March 23rd, 2014, 04:38 PM
Design My Own Web Archiving Software
I am investigating the possibility of designing my own program to solve a rather esoteric problem that I have not found a solution for - I am wondering whether it will be possible, and if anyone can validate my idea before I go through the efforts of working on it.
I am an avid web browser, I view on average 300 unique webpages per day. I also keep a LOT of tabs open across dozens of windows in 4 different browsers to keep track of things I don't want to forget, but don't want archived yet - my work flow requires them to stay 'in front of me' (which often results in them crashing, which is a problem I have tried in vain to fix, but mostly just tolerate, and have various addons like session manager which help me recover when they crash).
1. Related to this problem is that I want to be able to archive entire webpages so that if they are taken down at some point, I have a copy of them - this has happened a LOT to me in the past.
2. Also related is that I want to have a complete archived HISTORY record of every webpage/URL I have ever visited.
4. These 2 problems are solved only sparingly currently despite my extensive research. Browsers do not store a very full history (I have always found that pages are missing, I suspect it depends on whether they're accessed through cross-links, in webapplets, etc., etc.). Saving webpages of course is easily possible, but requires many clicks, and often the format of the page is destroyed when saved in HTML - the links also do not often work.
The BEST solution to this bookmarking/history/web archive problem I have found so far after MUCH work is PINBOARD.IN - this service allows you to one-click a page you're on, and it saves the link like a bookmark, BUT ALSO CRAWLS THE PAGE and archives it for you on its cloud storage (you pay for this component).
I like it, but it lacks two components - first you have to click the bookmarklet every time you're on a page (this is annoying and/or I forget and I don't want to have to click it on EVERY page I EVER visit). Secondly, it doesn't keep a record of EVERY page I visit, which is what I want.
I want to build a program (if it runs on desktop, browser, I don't care), that
1. Strips a COMPLETE URL history of every single URL visited on the computer - people have told me I can get this off of my router with some sort of URL logging.
2. I then want a crawler/spider program to comb every page in THAT URL record (every page my computer visits) and ARCHIVE a complete working copy of the page with the format, Links, etc. maintained. I don't care how much space this takes up. I do NOT need to save entire websites - just webpages visited.
3. ADDITIONAL FEATURES: I would like some ability to search/organize this archive of complete webpages. An additional feature would be the ability to 'map' or visualize the 'breadcrumb pathway' by which the pages were browsed by me (i.e. did I get there with a link from a google search, or a Wikipedia link, or... etc.)
Given that virtually all of these things are possible MANUALLY - I assume all of this is eminently possible given enough effort.

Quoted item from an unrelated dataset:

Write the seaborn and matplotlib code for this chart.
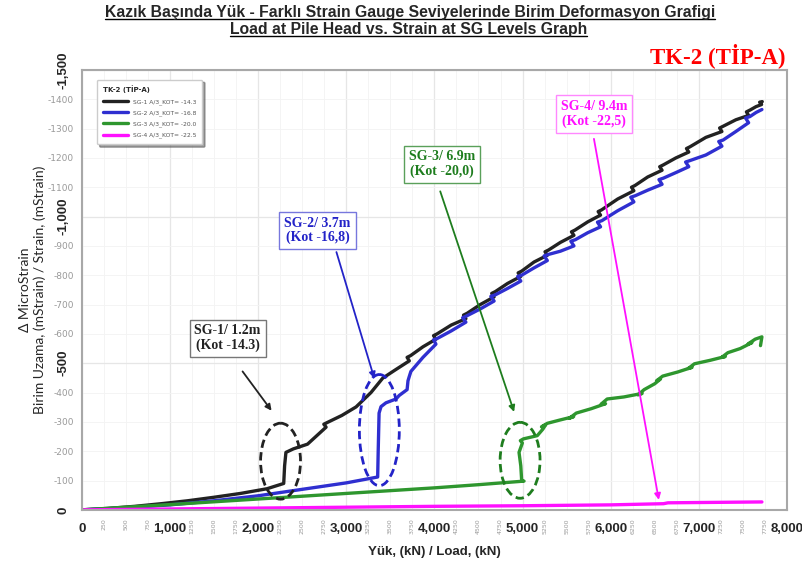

I have minimal (pathetic) programming experience, and have only written Perl scripts for bioinformatics work, but I am willing to learn whatever I need to learn to do this. I have similarly minimal knowledge of Python.
------Does anyone have any commentary, ideas, suggestions, or helpful advice that might aid me in this quest?
Advance thanks to any replies.
March 21st, 2016, 06:56 AM
Im not sure if you are asking for a component/addon that does this? Or if you want to build the compoent/addon yourself?
I don't know of any addons that does this for you.
But if you want to build it yourself, you should make an addon for the browser you are working on.
You need access to a lot of storage space, just fyi, and then everytime you run a url from the browser, it simply saves a copy of the displayed data on you machine locally.
This has the disadvantage, especially if the page is taken down, that all the information that was available will now be gone, and only the precise pages you visisted, with their displayed info is available.
You could develop a crawler, that simply starts from the base-url of every site you visit and then crawls through every page available from this site, this will store lots more data, likely a lot of it redudant, and you are still left with the static data from the time you actually viewed the page, but you will be able to gain some of the sites functionality, should you wish to view pages, you didn't actively view the first time you went there.